Launched in 2015 by Sheriff Steven W. Tompkins, the program started with an event in which service providers across Boston, Chelsea, Winthrop and Revere came together to discuss how to better forge relationships with community-based partners. Since its inception, the Family Matters Program has evolved from its earlier role as an entity that primarily focused on providing referrals. The program now focuses on connecting families to resources that will help to stabilize the household for the release and return of a formerly incarcerated family member.

“The Suffolk County House of Correction has a lot of programming around workforce development, skill building, re-entry and education,” said Karla Walker, Director of Family Matters. “Our primary focus in the Family Matters program is reuniting children with their fathers and working on rebuilding relationships with family members they may have burned bridges with in the past. On top of all of the other programming that they are receiving while incarcerated, our program gives them a unique opportunity to learn about themselves in order to better navigate their family relationships.”

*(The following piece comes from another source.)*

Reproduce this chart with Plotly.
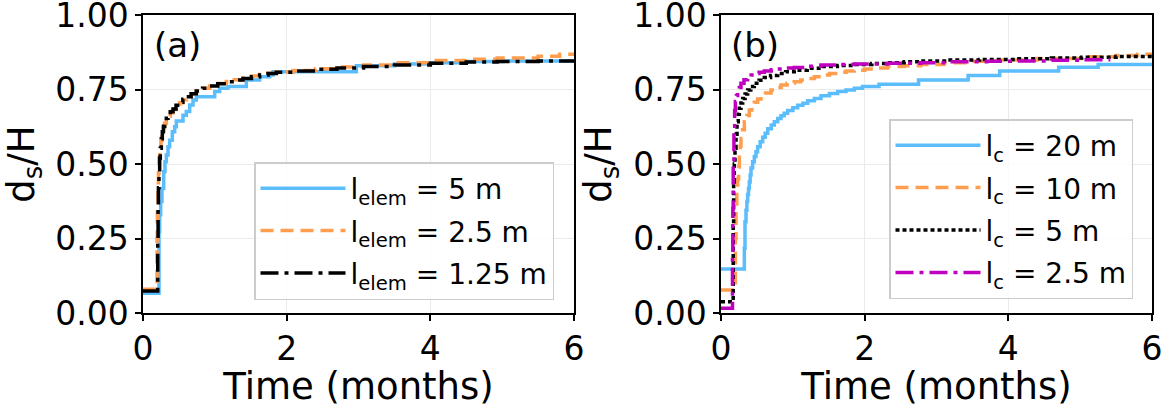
import plotly.graph_objects as go

# ---- panel (a): element size sensitivity (time in months, d_s/H) ----
t_a_5 = [0, 0.223, 0.232, 0.246, 0.264, 0.288, 0.306, 0.325, 0.348, 0.371, 0.408, 0.441, 0.464, 0.557,
         0.603, 0.65, 0.696, 0.742, 0.998, 1.067, 1.183, 1.438, 1.624, 1.763, 1.81, 2.97, 3.5, 4.0,
         4.46, 5.0, 6.0]
d_a_5 = [0.066, 0.273, 0.33, 0.374, 0.418, 0.474, 0.508, 0.53, 0.558, 0.58, 0.608, 0.625, 0.644, 0.664,
         0.676, 0.698, 0.715, 0.726, 0.743, 0.754, 0.76, 0.782, 0.793, 0.799, 0.81, 0.83, 0.836, 0.84,
         0.844, 0.846, 0.846]

t_a_25 = [0, 0.195, 0.2, 0.207, 0.215, 0.225, 0.235, 0.25, 0.265, 0.282, 0.3, 0.325, 0.348, 0.38, 0.418,
          0.46, 0.51, 0.555, 0.603, 0.67, 0.742, 0.83, 0.928, 1.04, 1.16, 1.27, 1.392, 1.51, 1.624,
          1.74, 1.856, 2.088, 2.4, 2.7, 3.07, 3.5, 4.0, 4.5, 4.93, 5.5, 5.8, 6.0]
d_a_25 = [0.08, 0.25, 0.35, 0.42, 0.47, 0.52, 0.55, 0.58, 0.603, 0.622, 0.637, 0.65, 0.66, 0.672, 0.683,
          0.695, 0.706, 0.716, 0.725, 0.735, 0.745, 0.754, 0.762, 0.77, 0.777, 0.783, 0.789, 0.795, 0.8,
          0.805, 0.809, 0.814, 0.82, 0.826, 0.832, 0.84, 0.847, 0.852, 0.856, 0.862, 0.868, 0.868]

t_a_125 = [0, 0.205, 0.21, 0.215, 0.222, 0.232, 0.241, 0.255, 0.269, 0.285, 0.302, 0.325, 0.348, 0.38,
           0.418, 0.46, 0.51, 0.555, 0.603, 0.67, 0.742, 0.83, 0.928, 1.04, 1.16, 1.27, 1.392, 1.51,
           1.624, 1.74, 1.856, 2.088, 2.4, 2.7, 3.07, 3.5, 4.0, 4.5, 4.93, 5.5, 6.0]
d_a_125 = [0.074, 0.25, 0.35, 0.42, 0.47, 0.52, 0.553, 0.585, 0.608, 0.627, 0.642, 0.654, 0.664, 0.675,
           0.685, 0.697, 0.707, 0.717, 0.726, 0.736, 0.745, 0.754, 0.762, 0.769, 0.776, 0.782, 0.787,
           0.793, 0.799, 0.804, 0.808, 0.812, 0.818, 0.822, 0.827, 0.832, 0.838, 0.842, 0.844, 0.846,
           0.847]

# ---- panel (b): correlation length sensitivity ----
t_b_20 = [0, 0.325, 0.334, 0.348, 0.36, 0.371, 0.383, 0.394, 0.406, 0.418, 0.44, 0.464, 0.487, 0.51,
          0.545, 0.58, 0.615, 0.65, 0.70, 0.742, 0.79, 0.835, 0.88, 0.928, 1.0, 1.067, 1.14, 1.207,
          1.30, 1.392, 1.51, 1.624, 1.74, 1.856, 1.97, 2.2, 2.75, 3.44, 3.88, 4.7, 5.25, 6.0]
d_b_20 = [0.148, 0.217, 0.306, 0.345, 0.374, 0.398, 0.418, 0.44, 0.463, 0.487, 0.508, 0.525, 0.541,
          0.558, 0.575, 0.59, 0.603, 0.618, 0.631, 0.642, 0.653, 0.662, 0.67, 0.68, 0.689, 0.697, 0.704,
          0.712, 0.72, 0.729, 0.737, 0.743, 0.748, 0.754, 0.76, 0.768, 0.782, 0.797, 0.812, 0.825, 0.834,
          0.834]

t_b_10 = [0, 0.2, 0.209, 0.22, 0.232, 0.245, 0.255, 0.267, 0.278, 0.30, 0.325, 0.36, 0.394, 0.43, 0.464,
          0.51, 0.557, 0.62, 0.696, 0.76, 0.835, 0.92, 1.02, 1.11, 1.207, 1.3, 1.392, 1.51, 1.624, 1.74,
          1.856, 2.0, 2.15, 2.32, 2.55, 2.78, 3.1, 3.5, 3.86, 4.4, 5.02, 5.5, 5.8, 6.0]
d_b_10 = [0.077, 0.25, 0.35, 0.42, 0.45, 0.49, 0.53, 0.56, 0.586, 0.615, 0.642, 0.663, 0.681, 0.695,
          0.707, 0.718, 0.728, 0.738, 0.748, 0.757, 0.765, 0.771, 0.776, 0.782, 0.787, 0.793, 0.799,
          0.804, 0.808, 0.812, 0.815, 0.819, 0.822, 0.827, 0.83, 0.834, 0.84, 0.845, 0.849, 0.854, 0.86,
          0.864, 0.868, 0.868]

t_b_5 = [0, 0.17, 0.176, 0.185, 0.195, 0.209, 0.223, 0.24, 0.255, 0.278, 0.302, 0.335, 0.371, 0.415,
         0.464, 0.53, 0.603, 0.69, 0.789, 0.9, 1.02, 1.2, 1.392, 1.62, 1.856, 2.1, 2.32, 2.55, 2.78,
         3.16, 3.6, 4.1, 4.6, 5.02, 5.5, 6.0]
d_b_5 = [0.038, 0.3, 0.44, 0.5, 0.553, 0.6, 0.642, 0.667, 0.687, 0.705, 0.72, 0.735, 0.748, 0.76, 0.771,
         0.781, 0.79, 0.797, 0.804, 0.81, 0.815, 0.821, 0.827, 0.831, 0.834, 0.837, 0.84, 0.843, 0.846,
         0.849, 0.851, 0.853, 0.856, 0.858, 0.861, 0.863]

t_b_25 = [0, 0.16, 0.165, 0.17, 0.18, 0.19, 0.2, 0.215, 0.232, 0.255, 0.278, 0.32, 0.371, 0.42, 0.464,
          0.53, 0.603, 0.7, 0.789, 0.9, 1.02, 1.2, 1.392, 1.62, 1.856, 2.32, 2.78, 3.16, 3.7, 4.1, 4.6,
          5.02, 5.42]
d_b_25 = [0.016, 0.2, 0.35, 0.5, 0.62, 0.68, 0.71, 0.73, 0.743, 0.757, 0.771, 0.783, 0.793, 0.799, 0.804,
          0.808, 0.812, 0.816, 0.819, 0.822, 0.824, 0.828, 0.832, 0.834, 0.836, 0.838, 0.84, 0.843, 0.845,
          0.846, 0.848, 0.85, 0.85]

x_ticks = [0, 2, 4, 6]
y_ticks = [0, 0.25, 0.5, 0.75, 1.0]

BLUE = "#5BBDFB"
ORANGE = "#FF9E4F"
MAGENTA = "#BF00BF"
FONT = "DejaVu Sans"

fig = go.Figure()

series_a = [
    (t_a_5, d_a_5, "l<sub>elem</sub> = 5 m", BLUE, "solid"),
    (t_a_25, d_a_25, "l<sub>elem</sub> = 2.5 m", ORANGE, "13px,7px"),
    (t_a_125, d_a_125, "l<sub>elem</sub> = 1.25 m", "black", "18px,6px,4px,6px"),
]
series_b = [
    (t_b_20, d_b_20, "l<sub>c</sub> = 20 m", BLUE, "solid"),
    (t_b_10, d_b_10, "l<sub>c</sub> = 10 m", ORANGE, "13px,7px"),
    (t_b_5, d_b_5, "l<sub>c</sub> = 5 m", "black", "4px,3px"),
    (t_b_25, d_b_25, "l<sub>c</sub> = 2.5 m", MAGENTA, "18px,6px,4px,6px"),
]

for panel, series in (("", series_a), ("2", series_b)):
    for i, (t, d, name, col, dash) in enumerate(series):
        assert len(t) == len(d)
        fig.add_trace(go.Scatter(
            x=t, y=d, mode="lines", name=name, xaxis="x" + panel, yaxis="y" + panel,
            line=dict(color=col, width=3.5, dash=dash, shape="hv"),
            legend="legend" + panel, legendgroup=f"g{panel}{i}"))

W, H = 1173, 408
y_dom = [(H - 313) / H, (H - 15) / H]

axis_common = dict(ticks="outside", ticklen=6, tickwidth=1.5, tickcolor="black",
                   showline=True, linecolor="black", linewidth=1.5, mirror=True,
                   showgrid=True, gridcolor="#EBEBEB", gridwidth=1, zeroline=False,
                   automargin=False, ticklabeloverflow="allow",
                   tickfont=dict(size=33, color="black"))

def xax(dom, anchor):
    return dict(domain=dom, anchor=anchor, range=[0, 6], tickvals=x_ticks,
                title=dict(text="Time (months)", font=dict(size=37, color="black"), standoff=4),
                **axis_common)

def yax(anchor):
    return dict(domain=y_dom, anchor=anchor, range=[0, 1.0001], tickvals=y_ticks, tickformat=".2f",
                title=dict(text="d<sub>s</sub>/H", font=dict(size=37, color="black"), standoff=10),
                **axis_common)

legend_common = dict(bgcolor="rgba(255,255,255,0.8)", bordercolor="#CCCCCC", borderwidth=1.5,
                     font=dict(size=28, color="black", family=FONT), xanchor="left", yanchor="top",
                     itemwidth=85, tracegroupgap=3)

fig.update_layout(
    width=W, height=H,
    margin=dict(l=0, r=0, t=0, b=0),
    paper_bgcolor="white", plot_bgcolor="white",
    font=dict(family=FONT, color="black"),
    showlegend=True,
    xaxis=xax([143 / W, 574 / W], "y"),
    yaxis=yax("x"),
    xaxis2=xax([721 / W, 1152 / W], "y2"),
    yaxis2=yax("x2"),
    legend=dict(x=254 / W, y=(H - 162) / H, **legend_common),
    legend2=dict(x=889 / W, y=(H - 119) / H, **legend_common),
    annotations=[
        dict(text="(a)", xref="x domain", yref="y domain", x=0.02, y=0.9, xanchor="left",
             yanchor="middle", showarrow=False, font=dict(size=34, color="black")),
        dict(text="(b)", xref="x2 domain", yref="y2 domain", x=0.018, y=0.9, xanchor="left",
             yanchor="middle", showarrow=False, font=dict(size=34, color="black")),
    ],
)

fig.write_html("out.html")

Through the building of intentional community partnerships, the Family Matters Program continues to create strong relationships with agencies to deliver services to families before individuals are released. In an effort to build positive rapports, incarcerated individuals at the House of Correction are introduced to a number of community support providers to whom they will later be referred upon their release.

“Thus far, the best thing to come out of this program is information sharing, and assessing what community partners and providers need to know when working with families of the incarcerated,” Walker said. “We have also found it helpful to survey the men themselves to see what their families need and have created meaningful programming that is tailored to their needs as individuals and their family members.”

Partnering organizations have included: the Home for Little Wanderers, Father’s Uplift, the Family Nurturing Center, Boston Medical Center, Whittier Street Health Center, Dorchester Bay Economic Development, Project Place, College Bound Dorchester and others, with plans for additional partnerships. With the support of Family Matters, participants have obtained resources to assist with their utilities, continuing their education, nding a place of employment, representing their child in receiving individualized services in school, and much more.